To some fans, football shirts are as sacred as their favorite players who wear them. For instance, Barcelona’s 1991-92 away shirt fetches up to £600 on resale sites such as StockX, which is roughly 20 times its original asking price. The same goes for Holland’s satsuma-hued 1988 home shirt.
So it’s easily understandable that football clubs do not allow any Tom, Dick or Harry to try their designs on their team’s shirt. Unless, of course, that person is former GQ cover star Pharell Williams, with whom even Chanel, the mega-brand that rarely sullies itself with collaborations, has teamed up.
The ‘Happy’ singer and popular pop music icon has been given free rein over designs for the shirts of Adidas-sponsored football teams, with the Adidas collaborator taking a momentary pause from creating sneakers and slides, instead turning his hand to designing football shirts.
Through the German sportswear giant’s Humanrace division, for which he is the creative director, Williams has worked on a new jersey collection, which takes its design inspiration from the collective memories and significant styles of some of the world’s most famous football shirts. For the collection, Williams has configured the jerseys of Adidas-sponsored teams like Arsenal, FC Bayern Munich, Juventus, Manchester United and Real Madrid.
From the club crests to the Adidas partner logo, all of the jersey details have been reimagined in creatively-styled brush strokes, besides being delicately crafted in Adidas’ top-of-the-line sweat-wicking technology, making them pitch-appropriate.
Williams’ Manchester United jersey has as its inspiration the club’s iconic blue-and-white snowflake print, which was first seen on the 1990-92 away kit and born out of the city’s famous house music scene of the late 1980s. For Arsenal fans, the Grammy award-winning producer and singer delved into the Adidas archives and chose one of the most recognised kits from the London club’s history, namely the bruised banana jersey from the 1991-93 seasons that now comes with a stunning hand-painted, paint-bleed effect.

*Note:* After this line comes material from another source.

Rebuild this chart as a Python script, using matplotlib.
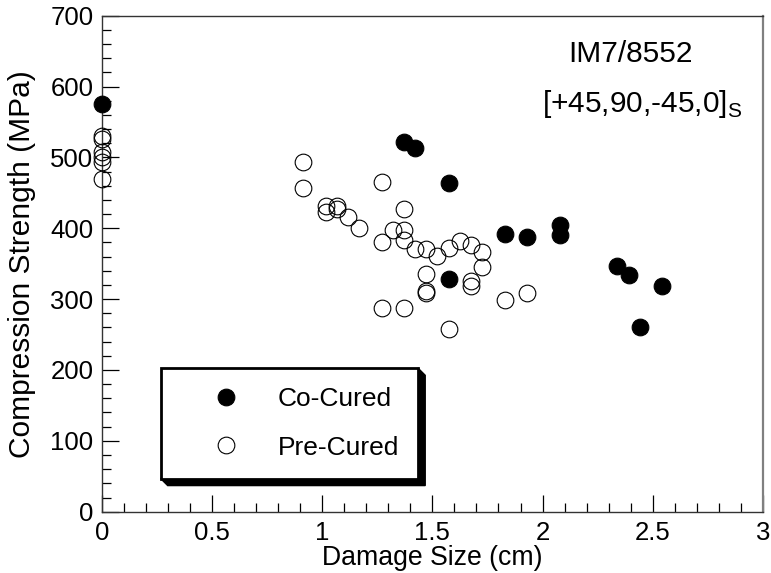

It is definitely noteworthy to add at th is juncture that all this hasn’t been done for a virtual Adidas exhibition or just for laughs. Instead, the shirts will actually be making their way on to the pitch, with pre-match jerseys being worn from 24 October by Arsenal, Manchester United and Real Madrid, while Juventus will wear the design in-match on 25 October, and FC Bayern Munich will wear their Pharrell Williams-designed shirt in the next knock-out game of their domestic cup.
“History is what shapes the future. And sometimes in order to look forwards, first we need to look back,” Williams said of the collection.
“The most important part of the process with this collection was to learn of each club’s legacies and how each defining moment of their histories were captured and preserved from a design perspective. Each of the new jerseys are symbols of the five club’s legacies and a true celebration of the universality of sport.”